The Southern African Faith Communities’ Environment Institute (SAFCEI) says a combination of factors currently impacting the Koeberg Nuclear Power Station (Koeberg), on top of Eskom’s inability to keep the power on, could result in the perfect storm for the country.
SAFCEI’s Executive Director Francesca de Gasparis says, “It is disturbing that one of Koeberg’s two units has been offline since January, yet the government continues to insist that nuclear power is our most effective and reliable power source.”
“The latest announcement that investigations into the performance of Koeberg have been launched, after the suspension of its general manager Velaphi Ntuli, is just another indictment against Eskom. South Africans continue experiencing load shedding – which stood at Stage 4 on Wednesday 9 June – while in the grip of a rather harsh winter and the third COVID-19 wave, which means people are without heat, and unnecessarily so. Electricity is already unaffordable for many households,” says de Gasparis.
It was also recently reported that Energy Expert Ted Blom, uncovered a deliberate attempt, by Eskom, to mislead citizens when South Africans were told last week that it was implementing Stage 2 load shedding; parts of the country were actually on Stage 6.
SAFCEI – pivotal in the court case to stop the illegal R1-trillion deal, in 2017 – has long been calling out issues of mismanagement and poor ethical governance at Eskom, which has been a ‘star’ of the Zondo Commission of Inquiry, for all the wrong reasons. CEOs like Matshela Koko and Brian Molefe were all implicated in the Public Protector’s ‘State of Capture’ report, and now the General Manager of the high-risk Koeberg plant has been suspended.
de Gasparis adds, “This latest situation at Koeberg is just more proof that checks and balances that should be in place to protect the rights of South Africans to affordable electricity are not in place.
Nuclear energy is dangerous and even more so when not managed effectively as has clearly been the case for all of 2021. Why has the civil society representative appointed to the National Nuclear Regulator (NNR) Board, Peter Becker, not been allowed to attend Board meetings and what decisions are being taken on our behalf without fair representation at the table?”
“In addition, the Minister of Mineral Resources and Energy Gwede Mantashe, in Parliament just last month, insisted that Koeberg would remain a critical part of South Africa’s energy (and economic) future, while taking no responsibility for any of the safety and security risks to citizens, since Eskom falls under the Department of Public Enterprises.”
“The fact that half of Koeberg has been offline for such a long time, is not only proof that the nuclear power plant is not critical to SA’s energy supply, but that there must be more transparency and public participation on issues surrounding the plant, and in our energy decisions in general. It is not helpful for government to simply dismiss the valid concerns of its citizens. Why did Minister Mantashe not mention that half of Koeberg has been offline since January, when he responded to questions in Parliament? Instead, in his motivation to extend the failing plant, he claimed that Koeberg “does not give us problems in terms of capacity and power availability”,” says de Gasparis.

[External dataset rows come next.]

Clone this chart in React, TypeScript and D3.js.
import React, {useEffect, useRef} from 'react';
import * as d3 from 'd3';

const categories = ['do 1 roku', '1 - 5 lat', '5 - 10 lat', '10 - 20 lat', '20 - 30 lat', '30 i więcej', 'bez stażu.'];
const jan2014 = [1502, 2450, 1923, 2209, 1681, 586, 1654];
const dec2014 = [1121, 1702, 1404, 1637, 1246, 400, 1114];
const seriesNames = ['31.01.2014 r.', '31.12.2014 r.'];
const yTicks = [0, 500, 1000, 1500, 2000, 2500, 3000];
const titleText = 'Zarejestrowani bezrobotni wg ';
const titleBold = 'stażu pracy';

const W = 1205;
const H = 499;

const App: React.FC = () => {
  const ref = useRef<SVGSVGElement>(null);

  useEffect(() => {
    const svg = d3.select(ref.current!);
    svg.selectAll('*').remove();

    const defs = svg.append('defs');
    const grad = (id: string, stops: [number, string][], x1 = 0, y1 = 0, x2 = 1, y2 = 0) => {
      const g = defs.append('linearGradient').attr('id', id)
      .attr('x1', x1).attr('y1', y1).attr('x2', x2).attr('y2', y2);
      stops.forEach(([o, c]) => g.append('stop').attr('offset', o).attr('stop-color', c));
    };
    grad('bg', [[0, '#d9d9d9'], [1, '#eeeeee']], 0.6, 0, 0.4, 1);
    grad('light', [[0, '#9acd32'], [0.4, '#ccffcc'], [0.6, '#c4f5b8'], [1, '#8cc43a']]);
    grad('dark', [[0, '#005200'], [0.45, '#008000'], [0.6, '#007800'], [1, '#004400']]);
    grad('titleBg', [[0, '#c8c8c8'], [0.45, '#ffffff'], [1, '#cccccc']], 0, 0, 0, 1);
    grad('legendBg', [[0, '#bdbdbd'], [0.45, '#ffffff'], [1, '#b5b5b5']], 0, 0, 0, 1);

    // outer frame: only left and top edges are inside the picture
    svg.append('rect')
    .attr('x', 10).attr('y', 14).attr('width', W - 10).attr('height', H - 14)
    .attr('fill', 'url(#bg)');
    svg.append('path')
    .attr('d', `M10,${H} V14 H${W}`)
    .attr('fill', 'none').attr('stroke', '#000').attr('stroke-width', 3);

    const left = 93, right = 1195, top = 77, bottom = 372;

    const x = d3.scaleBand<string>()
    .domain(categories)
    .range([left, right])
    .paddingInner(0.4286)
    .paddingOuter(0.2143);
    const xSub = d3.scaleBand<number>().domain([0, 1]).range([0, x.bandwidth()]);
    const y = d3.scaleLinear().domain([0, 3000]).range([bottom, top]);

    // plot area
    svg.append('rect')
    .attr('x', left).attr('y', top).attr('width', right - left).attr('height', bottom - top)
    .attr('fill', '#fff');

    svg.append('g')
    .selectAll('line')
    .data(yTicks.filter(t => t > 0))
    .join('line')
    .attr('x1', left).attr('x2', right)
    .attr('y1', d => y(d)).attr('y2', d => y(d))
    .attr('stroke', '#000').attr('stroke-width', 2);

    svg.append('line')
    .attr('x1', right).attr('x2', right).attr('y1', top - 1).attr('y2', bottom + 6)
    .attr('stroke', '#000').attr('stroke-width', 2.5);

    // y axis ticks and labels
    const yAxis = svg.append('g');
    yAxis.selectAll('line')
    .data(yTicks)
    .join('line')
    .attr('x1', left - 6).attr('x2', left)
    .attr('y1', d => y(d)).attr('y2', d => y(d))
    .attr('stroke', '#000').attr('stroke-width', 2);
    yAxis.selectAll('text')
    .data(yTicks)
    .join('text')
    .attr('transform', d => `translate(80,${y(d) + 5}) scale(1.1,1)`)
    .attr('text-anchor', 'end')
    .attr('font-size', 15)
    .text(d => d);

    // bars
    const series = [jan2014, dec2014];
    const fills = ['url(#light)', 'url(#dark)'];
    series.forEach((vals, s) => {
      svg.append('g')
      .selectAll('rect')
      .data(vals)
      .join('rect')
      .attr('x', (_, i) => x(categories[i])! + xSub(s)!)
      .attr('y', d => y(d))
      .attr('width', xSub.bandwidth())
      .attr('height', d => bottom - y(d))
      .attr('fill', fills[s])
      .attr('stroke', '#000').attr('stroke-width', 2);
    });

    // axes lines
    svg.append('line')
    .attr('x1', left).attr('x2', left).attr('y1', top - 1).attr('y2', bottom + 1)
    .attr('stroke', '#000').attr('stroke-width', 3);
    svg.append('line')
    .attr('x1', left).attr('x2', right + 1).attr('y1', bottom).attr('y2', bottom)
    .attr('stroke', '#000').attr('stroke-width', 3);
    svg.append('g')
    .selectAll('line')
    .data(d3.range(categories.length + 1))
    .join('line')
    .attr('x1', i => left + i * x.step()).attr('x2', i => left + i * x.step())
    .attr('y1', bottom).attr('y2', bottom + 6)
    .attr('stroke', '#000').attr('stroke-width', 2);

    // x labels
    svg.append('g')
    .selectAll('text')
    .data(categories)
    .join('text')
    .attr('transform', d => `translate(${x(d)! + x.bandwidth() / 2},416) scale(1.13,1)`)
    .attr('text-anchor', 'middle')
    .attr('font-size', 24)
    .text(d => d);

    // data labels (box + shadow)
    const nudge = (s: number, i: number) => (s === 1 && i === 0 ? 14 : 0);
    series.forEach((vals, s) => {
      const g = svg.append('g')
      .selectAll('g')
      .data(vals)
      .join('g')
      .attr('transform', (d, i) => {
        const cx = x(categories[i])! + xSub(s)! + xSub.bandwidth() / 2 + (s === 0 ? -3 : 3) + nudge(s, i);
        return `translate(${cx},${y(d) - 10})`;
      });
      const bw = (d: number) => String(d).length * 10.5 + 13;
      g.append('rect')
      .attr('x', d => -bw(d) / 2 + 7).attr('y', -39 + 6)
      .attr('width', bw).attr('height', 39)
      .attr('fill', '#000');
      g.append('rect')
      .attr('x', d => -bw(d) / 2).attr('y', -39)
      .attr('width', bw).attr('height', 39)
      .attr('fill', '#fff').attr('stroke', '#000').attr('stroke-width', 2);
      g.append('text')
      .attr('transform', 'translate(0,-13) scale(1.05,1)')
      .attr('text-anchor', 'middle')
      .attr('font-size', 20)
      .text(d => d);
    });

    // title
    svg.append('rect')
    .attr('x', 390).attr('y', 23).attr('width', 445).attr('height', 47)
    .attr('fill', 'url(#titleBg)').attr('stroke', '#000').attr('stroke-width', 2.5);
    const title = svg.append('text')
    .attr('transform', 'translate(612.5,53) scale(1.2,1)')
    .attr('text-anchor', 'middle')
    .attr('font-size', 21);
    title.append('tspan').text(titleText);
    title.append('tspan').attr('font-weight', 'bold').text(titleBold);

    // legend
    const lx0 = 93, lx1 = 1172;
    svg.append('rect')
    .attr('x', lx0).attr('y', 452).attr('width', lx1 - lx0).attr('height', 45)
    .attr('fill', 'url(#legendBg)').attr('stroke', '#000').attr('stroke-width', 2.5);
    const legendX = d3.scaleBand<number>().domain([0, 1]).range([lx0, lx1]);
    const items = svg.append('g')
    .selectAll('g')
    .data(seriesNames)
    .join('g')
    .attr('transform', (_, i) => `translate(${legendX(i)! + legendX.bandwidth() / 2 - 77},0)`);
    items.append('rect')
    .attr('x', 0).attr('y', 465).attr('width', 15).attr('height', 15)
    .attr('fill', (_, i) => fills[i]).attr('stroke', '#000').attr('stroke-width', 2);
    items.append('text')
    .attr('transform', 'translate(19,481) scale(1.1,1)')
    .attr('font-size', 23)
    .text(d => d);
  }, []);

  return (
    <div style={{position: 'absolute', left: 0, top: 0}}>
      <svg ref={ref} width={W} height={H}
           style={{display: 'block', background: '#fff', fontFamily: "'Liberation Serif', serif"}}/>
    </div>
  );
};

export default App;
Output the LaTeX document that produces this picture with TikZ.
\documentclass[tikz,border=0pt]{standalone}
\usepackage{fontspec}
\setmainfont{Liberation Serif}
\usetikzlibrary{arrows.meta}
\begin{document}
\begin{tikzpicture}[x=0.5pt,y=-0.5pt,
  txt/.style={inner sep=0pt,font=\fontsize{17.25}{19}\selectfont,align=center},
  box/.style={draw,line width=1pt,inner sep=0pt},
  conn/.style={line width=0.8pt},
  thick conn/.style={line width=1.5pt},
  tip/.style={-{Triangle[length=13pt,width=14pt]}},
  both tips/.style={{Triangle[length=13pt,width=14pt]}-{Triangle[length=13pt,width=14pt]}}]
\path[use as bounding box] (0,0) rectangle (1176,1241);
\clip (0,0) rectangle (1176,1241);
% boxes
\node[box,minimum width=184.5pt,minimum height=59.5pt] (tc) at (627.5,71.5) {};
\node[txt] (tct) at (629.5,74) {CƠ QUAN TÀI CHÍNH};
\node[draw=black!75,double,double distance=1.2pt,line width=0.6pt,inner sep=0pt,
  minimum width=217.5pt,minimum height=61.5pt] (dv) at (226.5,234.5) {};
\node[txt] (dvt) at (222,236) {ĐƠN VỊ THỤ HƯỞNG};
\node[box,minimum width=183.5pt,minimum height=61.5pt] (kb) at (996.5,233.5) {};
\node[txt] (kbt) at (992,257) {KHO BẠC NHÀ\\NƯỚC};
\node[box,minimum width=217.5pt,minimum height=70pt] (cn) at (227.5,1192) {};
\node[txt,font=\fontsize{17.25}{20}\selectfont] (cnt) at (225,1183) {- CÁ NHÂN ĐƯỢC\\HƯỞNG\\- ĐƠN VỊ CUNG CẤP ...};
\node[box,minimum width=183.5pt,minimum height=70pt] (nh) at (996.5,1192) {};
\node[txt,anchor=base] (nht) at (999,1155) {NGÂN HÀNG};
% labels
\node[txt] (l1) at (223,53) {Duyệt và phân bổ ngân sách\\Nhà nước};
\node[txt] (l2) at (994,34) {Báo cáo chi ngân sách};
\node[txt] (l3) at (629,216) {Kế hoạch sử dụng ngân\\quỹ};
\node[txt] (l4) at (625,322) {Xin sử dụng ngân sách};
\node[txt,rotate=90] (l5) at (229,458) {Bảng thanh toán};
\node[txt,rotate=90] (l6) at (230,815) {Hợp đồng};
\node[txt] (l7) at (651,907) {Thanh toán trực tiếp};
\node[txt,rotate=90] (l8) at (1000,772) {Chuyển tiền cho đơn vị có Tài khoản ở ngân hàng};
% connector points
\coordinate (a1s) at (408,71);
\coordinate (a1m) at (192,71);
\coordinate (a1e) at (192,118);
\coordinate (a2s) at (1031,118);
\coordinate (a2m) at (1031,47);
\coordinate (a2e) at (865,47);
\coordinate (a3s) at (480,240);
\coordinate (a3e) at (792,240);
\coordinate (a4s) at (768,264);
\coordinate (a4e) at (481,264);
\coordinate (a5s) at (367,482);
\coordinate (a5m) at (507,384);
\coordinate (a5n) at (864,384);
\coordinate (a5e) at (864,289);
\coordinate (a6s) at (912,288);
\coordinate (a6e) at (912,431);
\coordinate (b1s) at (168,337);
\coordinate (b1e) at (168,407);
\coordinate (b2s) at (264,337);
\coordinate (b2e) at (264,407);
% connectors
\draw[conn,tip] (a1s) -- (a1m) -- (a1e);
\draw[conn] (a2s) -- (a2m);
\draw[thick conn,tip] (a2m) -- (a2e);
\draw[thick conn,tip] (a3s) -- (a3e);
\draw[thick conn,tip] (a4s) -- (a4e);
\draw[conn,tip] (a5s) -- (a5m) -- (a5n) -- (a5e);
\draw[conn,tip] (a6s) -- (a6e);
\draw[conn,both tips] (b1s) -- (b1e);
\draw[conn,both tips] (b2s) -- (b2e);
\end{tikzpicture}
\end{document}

She says, “We emphatically disagree with the minister when he says that “Koeberg is no Chernobyl,” since it was the secrecy and misinformation that resulted in the disaster becoming as devastating as it was. To this day, thirty-five (35) years later, the ongoing nuclear activity remains a risk for the people of Ukraine. Rather than helping with the country’s energy supply, Koeberg is a massive liability. The Minister’s claim that the plant life extension “will improve chances of power availability” is extremely short-sighted and ignorant. Nuclear is not the silver bullet that will solve our energy issues.”
SAFCEI urges government to heed research, listen to civil society and learn from past mistakes and stop its nuclear aspirations. Instead, it needs to take the climate emergency more seriously, and to start preparing the country for the move toward the just transition to affordable and accessible renewable energy. In all the discussions about Koeberg – especially regarding the lifespan extension – no decisive plans are shared about permanent solutions for the growing amounts of high-level radioactive waste stored at the plant. These energy sources will leave an impossible burden of toxic waste and climate change on future generations. The reality is, no matter how the pro-nuclear lobby tries to spin it, nuclear energy is not renewable nor is it safe.
Makoma Lekalakala, Director of Earthlife Africa Johannesburg – SAFCEI’s partner in stopping the nuclear deal – adds, “The suspension of Ntuli, amid concerns of hidden radioactive leakage, should lead South Africans to start with high levels of disaster preparedness, which is long overdue. What is next? An accident? The whole country is at risk, devastating risk. We should be in panic mode.”